Last night I had a couple girlfriends over to chat and have some good laughs since Jake was out of town. Before they arrived, the girls were in their bedtime routine. The big girls were practicing their guitars while the little ones were supposed to be brushing teeth. I go upstairs to check on them and the bathroom door is locked. Knock knock knock, open up, it's Mommy!
I heard a flurry of scrambling and they opened up. Oh, the humanity... They were both soaking wet, there was an inch of water on the floor, all 8 toothbrushes were strewn all over the countertop, toothpaste tubes were opened and lying in the soapy water dripping from the counters, the toilet seat was covered with water, the soap container was empty and there was water and soap DRIPPING FROM THE CEILING LIKE RAIN.
I started shriek-talking.
After the initial outburst, I asked them what they were doing, searching for some sort of purpose. They said they were putting water from the sink into the toilet. Like it's a thing. Like other people do it. Like it makes sense. As I was talking, they put their little hands to their mouth to hide their smiles. It was then I knew I didn't have a chance. I sternly sent the laughing hyenas to get themselves clothed.
Ruby yelled downstairs later, "My toothbrush tastes like soap!". I had no comeback, no answer. I sort of pursed my lips and let my eyes flutter closed and slowly inhaled.

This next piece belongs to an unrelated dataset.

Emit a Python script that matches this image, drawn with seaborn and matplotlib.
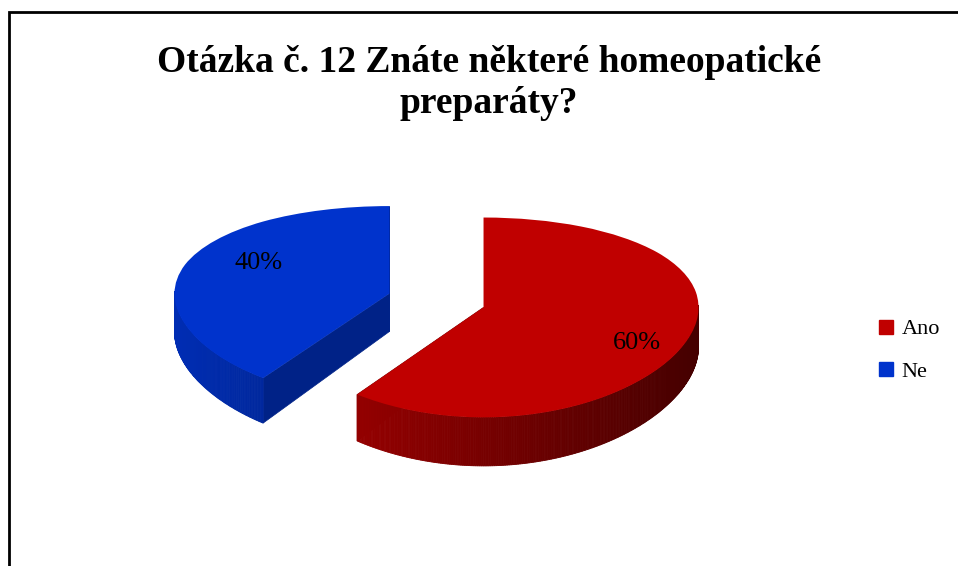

My friends left around 10. I went upstairs, knowing full-well that all the girls were still awake. Sleeping is never their priority. I popped my head in their door way to see Tada's bed completely stripped. All the blankets and pillows on the floor, sheets all the way off, bed safety guard loosened and removed and leaning up against the wall. Tada had taken her jammies off. And there they were, playing princess dolls in the corner of the room while time stood still, 28,000 baby dolls laying lifeless on the floor in a sea of rubble.
I put Tada's bed back together muttering under my breath, "what were you thinking", or "why would you do this", or another variation of incredulity, all while nobody listened.
The other day I knocked on their bedroom door which was stuck shut, in which they should have been having sister playtime. The smell of urine hit me right away. "WHAT DID YOU DO??", I managed. "Tada peed", "No, LILLIE PEED!". The finger pointing went on while I surveyed: Two naked girls, a dark spot on the carpet, and toys and clothes everywhere. The first thing I needed to figure out was wear the second dark spot was... Tada revealed a pile of clothing and when she lifted it up, said "here it is! I needed to hide it". Second spot located. I found other damp clothing around the room and had no idea what got peed on and what didn't, so had to wash it all.
Asked, "why would you guys pee on the floor when the bathroom is like 3 feet away?". Nothin'. Blank stares. I think someone eked out, "Cause we didn't want to stop playing".
And did I mention we have two iPads and the screens are both smashed? I'll give you two guesses.